* Problem details
Reproduce the listing below without changes, except that pictures are left out.
— Start of Provided data —
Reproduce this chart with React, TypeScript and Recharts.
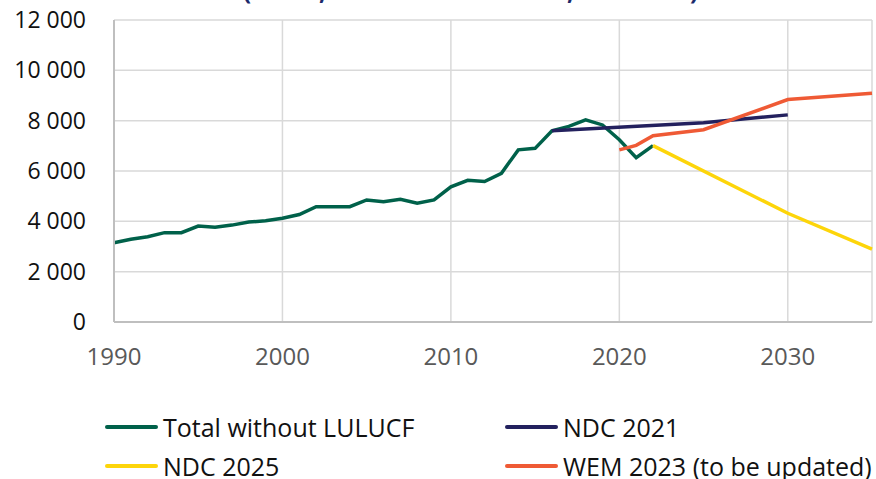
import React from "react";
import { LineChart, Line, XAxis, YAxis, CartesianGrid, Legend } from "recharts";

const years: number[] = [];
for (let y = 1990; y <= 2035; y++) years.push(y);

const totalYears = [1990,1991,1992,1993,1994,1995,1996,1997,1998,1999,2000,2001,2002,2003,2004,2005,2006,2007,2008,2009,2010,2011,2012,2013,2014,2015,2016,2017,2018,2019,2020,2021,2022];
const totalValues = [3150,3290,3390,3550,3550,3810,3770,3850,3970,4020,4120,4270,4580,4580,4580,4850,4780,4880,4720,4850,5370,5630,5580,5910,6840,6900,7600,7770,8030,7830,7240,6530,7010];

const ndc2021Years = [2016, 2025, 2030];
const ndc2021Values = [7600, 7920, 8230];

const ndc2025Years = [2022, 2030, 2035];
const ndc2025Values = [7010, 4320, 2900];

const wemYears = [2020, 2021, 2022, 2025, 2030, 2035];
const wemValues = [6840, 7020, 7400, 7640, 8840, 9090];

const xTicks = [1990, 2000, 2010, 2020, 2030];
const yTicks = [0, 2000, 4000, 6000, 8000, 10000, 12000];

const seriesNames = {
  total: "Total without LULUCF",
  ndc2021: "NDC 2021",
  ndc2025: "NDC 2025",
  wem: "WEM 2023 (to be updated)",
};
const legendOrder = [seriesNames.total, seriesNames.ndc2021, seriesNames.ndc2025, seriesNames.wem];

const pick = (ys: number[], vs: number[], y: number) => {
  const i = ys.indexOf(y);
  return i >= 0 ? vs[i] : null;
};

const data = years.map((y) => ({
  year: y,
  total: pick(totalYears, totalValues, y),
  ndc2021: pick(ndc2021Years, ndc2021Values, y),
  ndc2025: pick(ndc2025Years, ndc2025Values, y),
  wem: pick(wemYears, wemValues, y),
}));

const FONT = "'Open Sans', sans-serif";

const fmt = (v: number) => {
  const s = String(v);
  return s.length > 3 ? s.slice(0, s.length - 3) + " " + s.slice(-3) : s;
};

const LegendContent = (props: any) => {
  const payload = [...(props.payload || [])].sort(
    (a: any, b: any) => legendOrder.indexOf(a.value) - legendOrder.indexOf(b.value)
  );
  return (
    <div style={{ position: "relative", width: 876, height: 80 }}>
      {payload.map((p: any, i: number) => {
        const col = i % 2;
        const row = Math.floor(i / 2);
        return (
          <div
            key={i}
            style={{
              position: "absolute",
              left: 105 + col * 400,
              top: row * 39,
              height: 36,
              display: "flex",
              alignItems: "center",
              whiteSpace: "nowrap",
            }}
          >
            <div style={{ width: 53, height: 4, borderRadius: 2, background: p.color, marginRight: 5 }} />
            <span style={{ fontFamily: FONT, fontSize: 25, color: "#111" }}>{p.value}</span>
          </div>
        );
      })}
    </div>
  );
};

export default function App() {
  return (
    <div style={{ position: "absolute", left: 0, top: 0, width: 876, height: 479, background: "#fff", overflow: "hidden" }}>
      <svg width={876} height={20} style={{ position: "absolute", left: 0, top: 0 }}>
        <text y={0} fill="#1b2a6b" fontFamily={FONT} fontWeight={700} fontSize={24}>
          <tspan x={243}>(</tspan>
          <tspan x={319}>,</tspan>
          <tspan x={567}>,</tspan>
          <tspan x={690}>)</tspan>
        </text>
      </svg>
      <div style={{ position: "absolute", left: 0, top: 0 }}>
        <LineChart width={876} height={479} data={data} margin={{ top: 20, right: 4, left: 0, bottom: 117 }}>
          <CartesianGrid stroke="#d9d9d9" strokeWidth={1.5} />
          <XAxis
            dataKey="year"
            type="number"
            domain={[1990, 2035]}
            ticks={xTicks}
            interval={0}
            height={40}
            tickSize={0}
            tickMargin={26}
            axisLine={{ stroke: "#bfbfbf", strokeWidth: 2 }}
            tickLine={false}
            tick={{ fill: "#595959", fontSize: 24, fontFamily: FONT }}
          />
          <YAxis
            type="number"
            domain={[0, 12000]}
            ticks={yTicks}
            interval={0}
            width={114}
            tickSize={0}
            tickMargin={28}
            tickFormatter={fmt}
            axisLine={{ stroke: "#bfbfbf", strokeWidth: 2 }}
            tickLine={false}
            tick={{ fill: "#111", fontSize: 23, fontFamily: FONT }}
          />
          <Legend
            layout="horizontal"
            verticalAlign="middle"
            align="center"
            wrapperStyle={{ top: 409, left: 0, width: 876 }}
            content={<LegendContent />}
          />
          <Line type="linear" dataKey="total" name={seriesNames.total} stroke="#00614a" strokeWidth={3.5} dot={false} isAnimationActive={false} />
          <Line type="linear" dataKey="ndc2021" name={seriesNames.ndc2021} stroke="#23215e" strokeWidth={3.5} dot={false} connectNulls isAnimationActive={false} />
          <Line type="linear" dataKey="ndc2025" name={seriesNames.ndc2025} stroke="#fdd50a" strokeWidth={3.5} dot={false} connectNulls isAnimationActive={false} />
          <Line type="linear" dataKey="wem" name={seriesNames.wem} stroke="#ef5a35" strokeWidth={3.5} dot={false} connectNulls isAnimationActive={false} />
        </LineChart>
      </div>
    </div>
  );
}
— End of Provided data —
* Task answer
Reproduce this chart with React, TypeScript and Recharts.
import React from "react";
import { LineChart, Line, XAxis, YAxis, CartesianGrid, Legend } from "recharts";

const years: number[] = [];
for (let y = 1990; y <= 2035; y++) years.push(y);

const totalYears = [1990,1991,1992,1993,1994,1995,1996,1997,1998,1999,2000,2001,2002,2003,2004,2005,2006,2007,2008,2009,2010,2011,2012,2013,2014,2015,2016,2017,2018,2019,2020,2021,2022];
const totalValues = [3150,3290,3390,3550,3550,3810,3770,3850,3970,4020,4120,4270,4580,4580,4580,4850,4780,4880,4720,4850,5370,5630,5580,5910,6840,6900,7600,7770,8030,7830,7240,6530,7010];

const ndc2021Years = [2016, 2025, 2030];
const ndc2021Values = [7600, 7920, 8230];

const ndc2025Years = [2022, 2030, 2035];
const ndc2025Values = [7010, 4320, 2900];

const wemYears = [2020, 2021, 2022, 2025, 2030, 2035];
const wemValues = [6840, 7020, 7400, 7640, 8840, 9090];

const xTicks = [1990, 2000, 2010, 2020, 2030];
const yTicks = [0, 2000, 4000, 6000, 8000, 10000, 12000];

const seriesNames = {
  total: "Total without LULUCF",
  ndc2021: "NDC 2021",
  ndc2025: "NDC 2025",
  wem: "WEM 2023 (to be updated)",
};
const legendOrder = [seriesNames.total, seriesNames.ndc2021, seriesNames.ndc2025, seriesNames.wem];

const pick = (ys: number[], vs: number[], y: number) => {
  const i = ys.indexOf(y);
  return i >= 0 ? vs[i] : null;
};

const data = years.map((y) => ({
  year: y,
  total: pick(totalYears, totalValues, y),
  ndc2021: pick(ndc2021Years, ndc2021Values, y),
  ndc2025: pick(ndc2025Years, ndc2025Values, y),
  wem: pick(wemYears, wemValues, y),
}));

const FONT = "'Open Sans', sans-serif";

const fmt = (v: number) => {
  const s = String(v);
  return s.length > 3 ? s.slice(0, s.length - 3) + " " + s.slice(-3) : s;
};

const LegendContent = (props: any) => {
  const payload = [...(props.payload || [])].sort(
    (a: any, b: any) => legendOrder.indexOf(a.value) - legendOrder.indexOf(b.value)
  );
  return (
    <div style={{ position: "relative", width: 876, height: 80 }}>
      {payload.map((p: any, i: number) => {
        const col = i % 2;
        const row = Math.floor(i / 2);
        return (
          <div
            key={i}
            style={{
              position: "absolute",
              left: 105 + col * 400,
              top: row * 39,
              height: 36,
              display: "flex",
              alignItems: "center",
              whiteSpace: "nowrap",
            }}
          >
            <div style={{ width: 53, height: 4, borderRadius: 2, background: p.color, marginRight: 5 }} />
            <span style={{ fontFamily: FONT, fontSize: 25, color: "#111" }}>{p.value}</span>
          </div>
        );
      })}
    </div>
  );
};

export default function App() {
  return (
    <div style={{ position: "absolute", left: 0, top: 0, width: 876, height: 479, background: "#fff", overflow: "hidden" }}>
      <svg width={876} height={20} style={{ position: "absolute", left: 0, top: 0 }}>
        <text y={0} fill="#1b2a6b" fontFamily={FONT} fontWeight={700} fontSize={24}>
          <tspan x={243}>(</tspan>
          <tspan x={319}>,</tspan>
          <tspan x={567}>,</tspan>
          <tspan x={690}>)</tspan>
        </text>
      </svg>
      <div style={{ position: "absolute", left: 0, top: 0 }}>
        <LineChart width={876} height={479} data={data} margin={{ top: 20, right: 4, left: 0, bottom: 117 }}>
          <CartesianGrid stroke="#d9d9d9" strokeWidth={1.5} />
          <XAxis
            dataKey="year"
            type="number"
            domain={[1990, 2035]}
            ticks={xTicks}
            interval={0}
            height={40}
            tickSize={0}
            tickMargin={26}
            axisLine={{ stroke: "#bfbfbf", strokeWidth: 2 }}
            tickLine={false}
            tick={{ fill: "#595959", fontSize: 24, fontFamily: FONT }}
          />
          <YAxis
            type="number"
            domain={[0, 12000]}
            ticks={yTicks}
            interval={0}
            width={114}
            tickSize={0}
            tickMargin={28}
            tickFormatter={fmt}
            axisLine={{ stroke: "#bfbfbf", strokeWidth: 2 }}
            tickLine={false}
            tick={{ fill: "#111", fontSize: 23, fontFamily: FONT }}
          />
          <Legend
            layout="horizontal"
            verticalAlign="middle"
            align="center"
            wrapperStyle={{ top: 409, left: 0, width: 876 }}
            content={<LegendContent />}
          />
          <Line type="linear" dataKey="total" name={seriesNames.total} stroke="#00614a" strokeWidth={3.5} dot={false} isAnimationActive={false} />
          <Line type="linear" dataKey="ndc2021" name={seriesNames.ndc2021} stroke="#23215e" strokeWidth={3.5} dot={false} connectNulls isAnimationActive={false} />
          <Line type="linear" dataKey="ndc2025" name={seriesNames.ndc2025} stroke="#fdd50a" strokeWidth={3.5} dot={false} connectNulls isAnimationActive={false} />
          <Line type="linear" dataKey="wem" name={seriesNames.wem} stroke="#ef5a35" strokeWidth={3.5} dot={false} connectNulls isAnimationActive={false} />
        </LineChart>
      </div>
    </div>
  );
}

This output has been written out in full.